私、自分が骨折しといてよかったなって思ったのはこれがはじめてでした。千恵ちゃんにそう言ったら、「きっと私のために骨折してくれたんだよ」ってそう言って、私も、あ、そうだったんだって思ったのでした。
 伊藤先生が「出会いだよね、もし山元さんと千恵子さんがもう一年ずれていたら、出会えてなかったし、そうしたら、千恵子さんはもう一生、自分でかくってことができないままだったろうから」って言われました。きっと千恵子さんは今までだって、自分でかくということに挑戦してきただろうし、補助具をつくられた方もおられたのではないかなとは思うのです。でも、私は伊藤先生が言ってくださったことを聞いたときに、(気がつかなかったけれど、私はずっと前から千恵ちゃんに出会いたかったんだ、事故のときから、ううん、もしかしたら、もっとずうっと前から千恵ちゃんに出会いたかったんだ)って思いました。
 人と人の関係は時間や場所を越えて、不思議に結びついているものなのかもしれません。千恵ちゃんに会えたことで、私は「手が動かないから、足が動かないからできないとあきらめる必要はぜんぜんないんだ」っていうことを知りました。いつも前向きに生きるとき、可能性はいつも無限にひろがってるんだってわかりました。「生きるって素敵」って思いました。
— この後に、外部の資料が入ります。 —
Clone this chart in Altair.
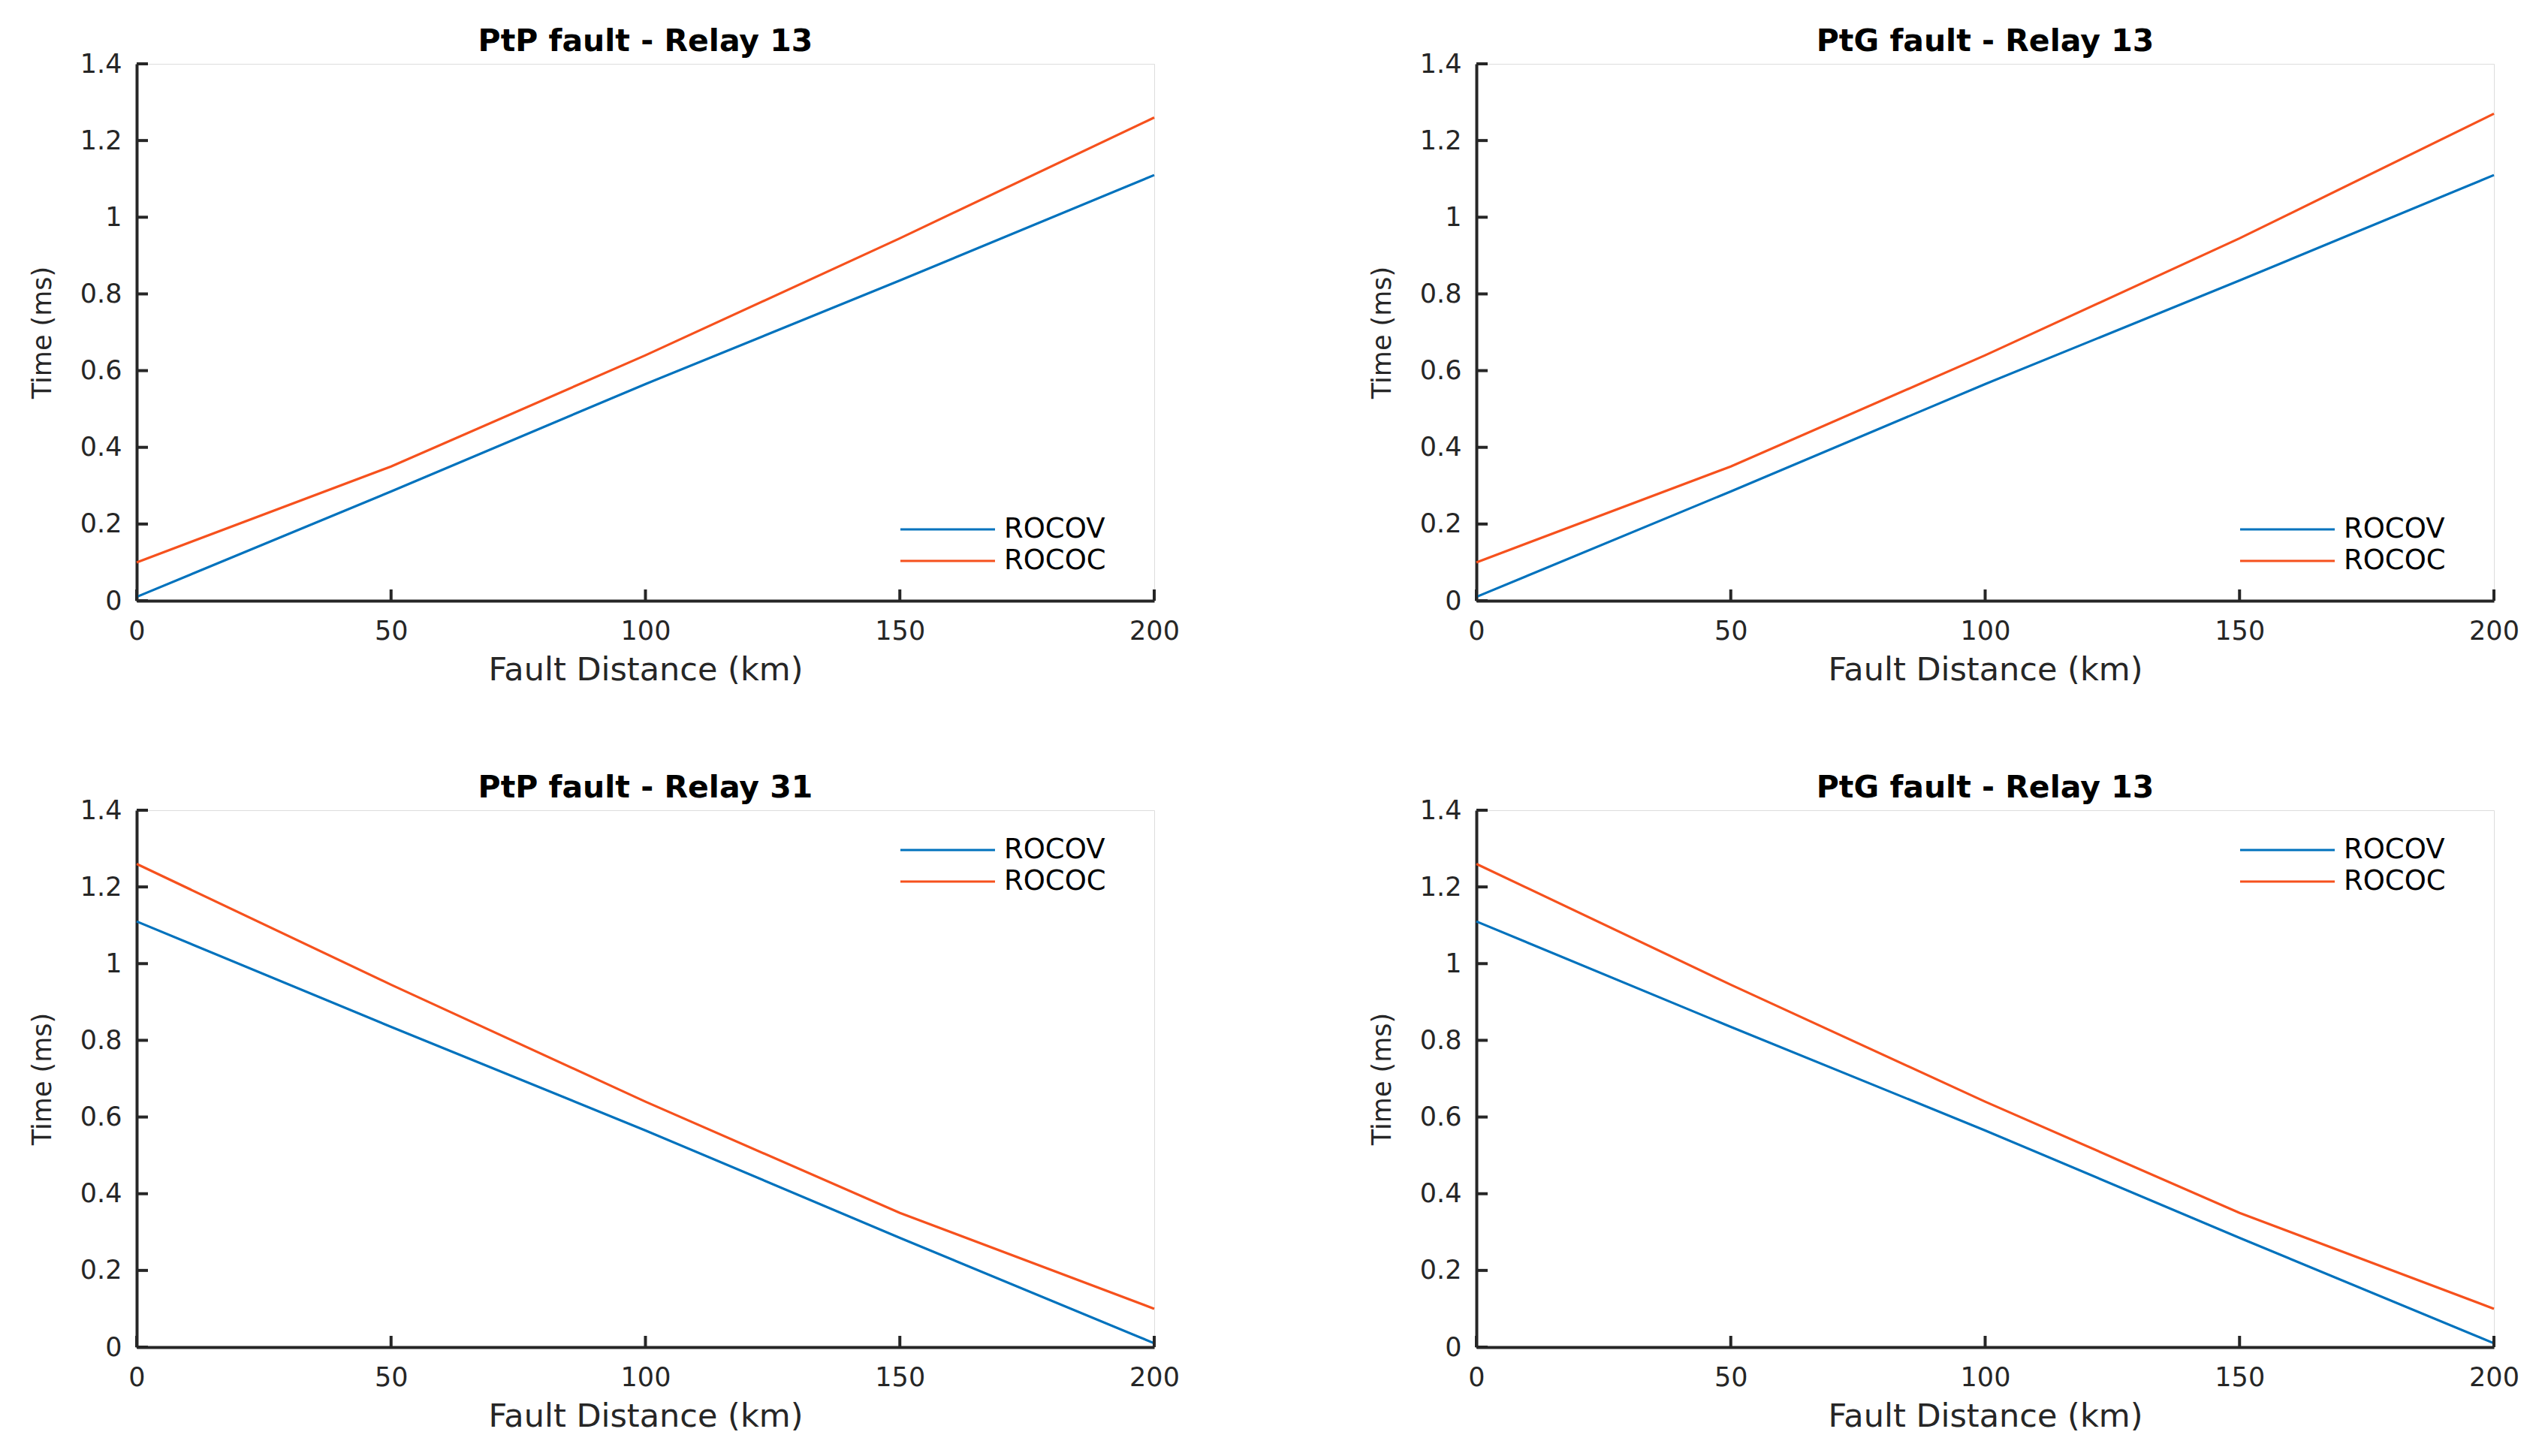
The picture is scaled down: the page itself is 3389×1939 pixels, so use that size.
import altair as alt
import pandas as pd

distance = [0, 50, 100, 150, 200]
series_names = ["ROCOV", "ROCOC"]
colors = ["#0072BD", "#F6511D"]

titles = ["PtP fault - Relay 13", "PtG fault - Relay 13", "PtP fault - Relay 31", "PtG fault - Relay 13"]

ptp13_rocov = [0.01, 0.285, 0.565, 0.835, 1.11]
ptp13_rococ = [0.10, 0.35, 0.64, 0.945, 1.26]
ptg13_rocov = [0.01, 0.285, 0.565, 0.835, 1.11]
ptg13_rococ = [0.10, 0.35, 0.64, 0.945, 1.27]
ptp31_rocov = [1.11, 0.835, 0.565, 0.285, 0.01]
ptp31_rococ = [1.26, 0.945, 0.64, 0.35, 0.10]
ptg13b_rocov = [1.11, 0.835, 0.565, 0.285, 0.01]
ptg13b_rococ = [1.26, 0.945, 0.64, 0.35, 0.10]

x_ticks = [0, 50, 100, 150, 200]
y_ticks = [0, 0.2, 0.4, 0.6, 0.8, 1.0, 1.2, 1.4]

W, H = 1355, 715
FONT = "DejaVu Sans"
AXC = "#262626"


def panel(title, rocov, rococ, legend_y):
    df = pd.DataFrame({
        "d": distance * 2,
        "t": rocov + rococ,
        "s": ["ROCOV"] * 5 + ["ROCOC"] * 5,
    })
    xs = alt.Scale(domain=[0, 200], nice=False)
    ys = alt.Scale(domain=[0, 1.4], nice=False)
    lines = alt.Chart(df).mark_line(strokeWidth=3.2).encode(
        x=alt.X("d:Q", scale=xs, title="Fault Distance (km)",
                axis=alt.Axis(values=x_ticks, grid=False, ticks=False, domainWidth=4,
                              domainColor=AXC, labelColor=AXC, titleColor=AXC,
                              labelFontSize=35, titleFontSize=43, labelFont=FONT, titleFont=FONT,
                              titleFontWeight="normal", labelPadding=23, titlePadding=13,
                              labelFlush=False)),
        y=alt.Y("t:Q", scale=ys, title="Time (ms)",
                axis=alt.Axis(values=y_ticks, grid=False, ticks=False, domainWidth=4, format="~g",
                              domainColor=AXC, labelColor=AXC, titleColor=AXC,
                              labelFontSize=35, titleFontSize=35, labelFont=FONT, titleFont=FONT,
                              titleFontWeight="normal", labelPadding=20, titlePadding=32,
                              labelFlush=False)),
        color=alt.Color("s:N", scale=alt.Scale(domain=series_names, range=colors), sort=series_names,
                        legend=alt.Legend(title=None, orient="none", legendX=1015, legendY=legend_y,
                                          symbolType="M-1,0H5", symbolSize=1764, symbolStrokeWidth=3.2,
                                          labelFontSize=37, labelFont=FONT, labelColor="#000000",
                                          labelOffset=94, rowPadding=1, padding=0)),
    )
    xt = alt.Chart(pd.DataFrame({"v": x_ticks})).mark_rule(color=AXC, strokeWidth=4).encode(
        x=alt.X("v:Q", scale=xs), y=alt.value(H), y2=alt.value(H - 15))
    yt = alt.Chart(pd.DataFrame({"v": y_ticks})).mark_rule(color=AXC, strokeWidth=4).encode(
        y=alt.Y("v:Q", scale=ys), x=alt.value(0), x2=alt.value(15))
    return alt.layer(lines, xt, yt).properties(
        width=W, height=H,
        title=alt.TitleParams(title, fontSize=41, font=FONT, fontWeight="bold", color="#000000", offset=-9),
    )


p1 = panel(titles[0], ptp13_rocov, ptp13_rococ, 597)
p2 = panel(titles[1], ptg13_rocov, ptg13_rococ, 597)
p3 = panel(titles[2], ptp31_rocov, ptp31_rococ, 30)
p4 = panel(titles[3], ptg13b_rocov, ptg13b_rococ, 30)

chart = alt.vconcat(
    alt.hconcat(p1, p2, spacing=251).resolve_legend(color="independent"),
    alt.hconcat(p3, p4, spacing=251).resolve_legend(color="independent"),
    spacing=113,
).resolve_legend(color="independent").properties(
    padding={"left": 30, "top": 26, "right": 5, "bottom": 5}
).configure_view(stroke=None).configure(background="white")

chart.save("out.html", embed_options={"renderer": "svg", "actions": False})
 千恵ちゃんのお母さんが、卒業式にお母さん自身の夢を教えてくださいました。「この子がどこにいても、毎日いきいきと生きていけるような楽しみが、月に二度でも三度でももてるようなサ−クル活動ができるようなサークルに今、誕生したばかりのサークルが育っていくことです」
 千恵ちゃんのお母さんの夢はまた、千恵ちゃん自身の夢につながっているのですね。
 サークルが運営されるためには、そして、そのサークルが楽しく、そしていろいろな出会いができるようなものであるためには、たくさんの理解者とボランティアの方の力が大切になってくると思うのです。千恵ちゃんや、おかあさん、おとうさんと出会うことで、たくさんの人がまた変われるし、力をもらえると思います。
 人と人との関係はいつだって、「もちつもたれつ」なんですものね。

今千恵ちゃんは、習字をずっと続けています。広島の作品展で、賞をいただいたり、また字の作品展もいくつか開いています。
 今年、千恵ちゃんは成人式をむかえました。年賀状には、晴れ着をきた、素敵な千恵ちゃんが笑っていました。そして、「いつまでも友達でいてね」と書いてありました。とてもうれしい年賀状でした。